The setbacks forced UBS to announce last October that it would radically cut back its investment banking division, shedding 10,000 jobs in the process.
Wealth management disappoints
The bank managed to shed SFr122 billion of risky assets from its books in 2012, mainly from its investment bank.
The investment bank clear-out has put more emphasis on wealth management for future business growth. While Wealth Management Americas showed record profits of $872 million (SFr900 million) for the full year, European clients continued to pull assets out of the bank.
The core wealth management business recorded net inflows of SFr2.4 billion, well short of analysts' estimates. Germany's rejection of a withholding tax deal with Switzerland in December contributed to European outflows, the bank confirmed.

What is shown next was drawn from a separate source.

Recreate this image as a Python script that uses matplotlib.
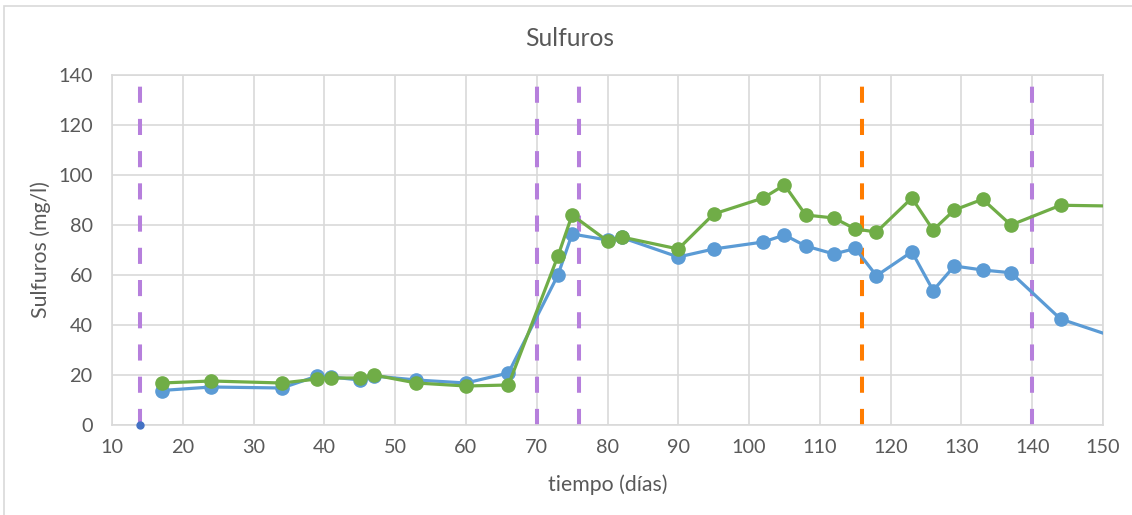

"Despite the lack of progress on certain bilateral tax treaties, we remain confident that our asset-gathering businesses as a whole will continue to attract net new money, reflecting our clients' steadfast trust in the firm," UBS said in a statement.
Difficult times ahead
UBS also announced that it will peg back bonuses further with the introduction of bonds instead of cash for its highest earners. These so-called “bail-in” bonuses can be converted into shares if the bank does well, but could also be wiped out if results dip.
UBS recommended a 50 per cent increase in dividend payments to SFr0.50 for 2012, but warned of further difficult times ahead.
"Failure to achieve further sustained and credible improvements to the eurozone
sovereign debt situation, European banking system issues, unresolved US fiscal issues, ongoing geopolitical risks and the outlook for growth in the global economy would continue to exert a strong influence on client confidence and, thus, activity levels in the first quarter of 2013," the bank said in a statement.
Rival bank, Credit Suisse, will announce its results on Thursday.